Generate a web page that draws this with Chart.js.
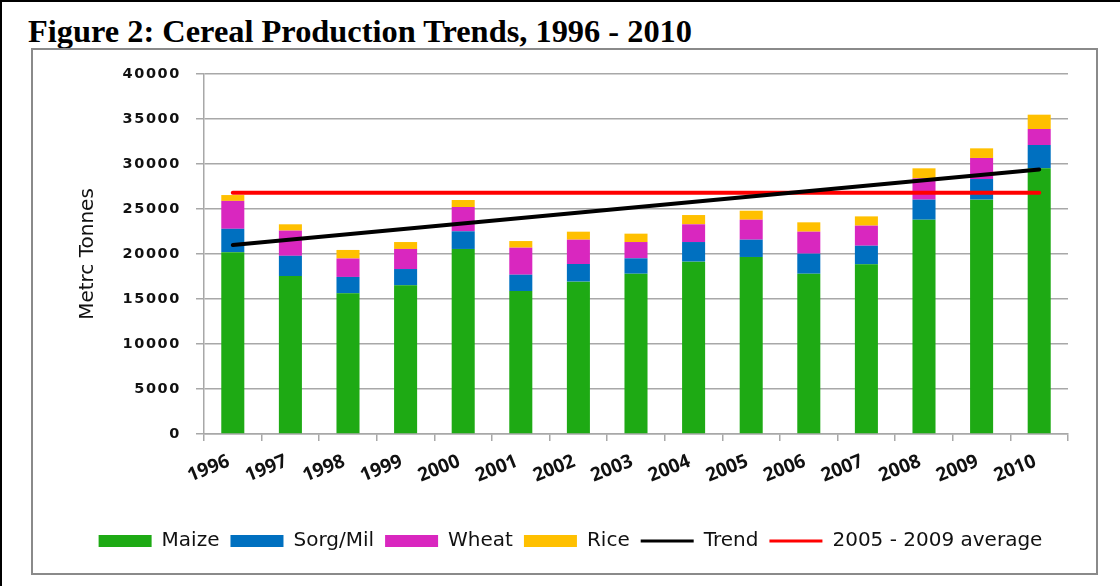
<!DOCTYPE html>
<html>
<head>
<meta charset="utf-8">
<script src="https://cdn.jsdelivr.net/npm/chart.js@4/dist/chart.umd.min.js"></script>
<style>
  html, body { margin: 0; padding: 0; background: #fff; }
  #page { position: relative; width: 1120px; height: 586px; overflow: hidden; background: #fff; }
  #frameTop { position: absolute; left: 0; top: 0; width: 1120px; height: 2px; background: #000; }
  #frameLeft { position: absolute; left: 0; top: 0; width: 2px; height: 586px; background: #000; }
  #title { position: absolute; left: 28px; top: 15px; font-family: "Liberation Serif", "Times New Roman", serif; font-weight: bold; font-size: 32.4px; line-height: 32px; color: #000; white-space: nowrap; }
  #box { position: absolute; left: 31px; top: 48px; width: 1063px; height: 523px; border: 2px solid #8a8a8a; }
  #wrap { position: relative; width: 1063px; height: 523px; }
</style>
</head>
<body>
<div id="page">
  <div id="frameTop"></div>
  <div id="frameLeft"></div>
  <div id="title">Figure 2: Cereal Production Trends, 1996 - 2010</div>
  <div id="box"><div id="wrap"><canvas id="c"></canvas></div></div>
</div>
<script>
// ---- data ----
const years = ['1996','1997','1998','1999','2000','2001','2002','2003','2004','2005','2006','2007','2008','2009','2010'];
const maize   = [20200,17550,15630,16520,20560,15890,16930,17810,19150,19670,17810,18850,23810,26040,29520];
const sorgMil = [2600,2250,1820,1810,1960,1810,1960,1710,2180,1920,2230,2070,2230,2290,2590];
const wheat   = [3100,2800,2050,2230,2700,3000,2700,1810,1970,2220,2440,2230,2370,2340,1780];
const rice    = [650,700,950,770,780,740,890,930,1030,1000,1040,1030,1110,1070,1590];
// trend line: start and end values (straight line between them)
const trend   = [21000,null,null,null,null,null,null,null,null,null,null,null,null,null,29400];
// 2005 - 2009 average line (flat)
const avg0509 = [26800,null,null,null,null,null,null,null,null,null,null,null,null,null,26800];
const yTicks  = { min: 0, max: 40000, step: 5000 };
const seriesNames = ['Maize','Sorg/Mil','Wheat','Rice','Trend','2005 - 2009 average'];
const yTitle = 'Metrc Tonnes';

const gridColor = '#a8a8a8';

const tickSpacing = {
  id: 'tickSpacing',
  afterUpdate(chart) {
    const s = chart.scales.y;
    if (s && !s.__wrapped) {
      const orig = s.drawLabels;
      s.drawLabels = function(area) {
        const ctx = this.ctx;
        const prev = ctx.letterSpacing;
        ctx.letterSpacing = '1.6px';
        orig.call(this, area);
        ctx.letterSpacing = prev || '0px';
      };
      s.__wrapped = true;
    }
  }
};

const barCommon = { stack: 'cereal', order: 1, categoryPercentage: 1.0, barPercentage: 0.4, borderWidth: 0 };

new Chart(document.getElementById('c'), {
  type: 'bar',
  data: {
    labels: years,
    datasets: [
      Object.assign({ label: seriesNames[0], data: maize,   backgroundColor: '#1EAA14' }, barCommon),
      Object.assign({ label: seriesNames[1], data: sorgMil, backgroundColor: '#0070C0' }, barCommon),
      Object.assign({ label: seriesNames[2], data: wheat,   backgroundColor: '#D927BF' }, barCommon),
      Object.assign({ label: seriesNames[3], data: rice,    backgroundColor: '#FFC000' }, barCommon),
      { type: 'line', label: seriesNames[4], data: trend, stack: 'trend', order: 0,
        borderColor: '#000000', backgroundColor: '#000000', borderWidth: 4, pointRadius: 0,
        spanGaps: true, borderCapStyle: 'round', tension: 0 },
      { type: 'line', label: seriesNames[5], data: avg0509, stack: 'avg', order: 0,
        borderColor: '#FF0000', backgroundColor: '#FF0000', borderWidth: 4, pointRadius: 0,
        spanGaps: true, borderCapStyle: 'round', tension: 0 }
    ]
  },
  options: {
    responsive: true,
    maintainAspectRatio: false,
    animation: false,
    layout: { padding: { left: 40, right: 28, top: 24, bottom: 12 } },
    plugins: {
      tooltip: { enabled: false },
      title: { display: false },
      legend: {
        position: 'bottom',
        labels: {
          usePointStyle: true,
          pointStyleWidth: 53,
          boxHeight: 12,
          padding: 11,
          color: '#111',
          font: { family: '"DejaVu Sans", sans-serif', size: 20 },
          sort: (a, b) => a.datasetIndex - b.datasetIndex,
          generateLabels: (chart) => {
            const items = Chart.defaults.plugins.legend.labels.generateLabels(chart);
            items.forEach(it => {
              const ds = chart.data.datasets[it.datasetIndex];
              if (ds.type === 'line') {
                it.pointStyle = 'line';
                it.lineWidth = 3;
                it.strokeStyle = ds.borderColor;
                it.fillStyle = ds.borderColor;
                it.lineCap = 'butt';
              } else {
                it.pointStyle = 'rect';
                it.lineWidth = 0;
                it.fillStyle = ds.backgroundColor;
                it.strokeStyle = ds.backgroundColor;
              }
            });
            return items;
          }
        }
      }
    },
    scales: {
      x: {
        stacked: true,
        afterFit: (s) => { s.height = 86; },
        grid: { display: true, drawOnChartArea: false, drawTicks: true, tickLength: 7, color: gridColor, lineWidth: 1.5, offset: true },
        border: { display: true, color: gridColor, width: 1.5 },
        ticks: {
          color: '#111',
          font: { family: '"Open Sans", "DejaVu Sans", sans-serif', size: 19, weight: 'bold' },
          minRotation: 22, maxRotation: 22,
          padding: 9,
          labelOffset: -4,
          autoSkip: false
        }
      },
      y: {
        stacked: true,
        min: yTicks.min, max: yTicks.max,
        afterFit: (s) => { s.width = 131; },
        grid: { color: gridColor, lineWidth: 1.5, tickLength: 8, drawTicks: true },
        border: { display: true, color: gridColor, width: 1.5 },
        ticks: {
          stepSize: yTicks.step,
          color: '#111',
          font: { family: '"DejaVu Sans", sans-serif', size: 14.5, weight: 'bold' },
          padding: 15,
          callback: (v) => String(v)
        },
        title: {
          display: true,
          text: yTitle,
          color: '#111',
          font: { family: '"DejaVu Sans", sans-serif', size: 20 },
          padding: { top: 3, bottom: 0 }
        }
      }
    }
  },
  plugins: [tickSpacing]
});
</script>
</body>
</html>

__________

▸ EXERCISE DETAILS: From the data, list each line in which the string "page" appears.

▸ SOLUTION:
Generate a web page that draws this with Chart.js.
  #page { position: relative; width: 1120px; height: 586px; overflow: hidden; background: #fff; }
<div id="page">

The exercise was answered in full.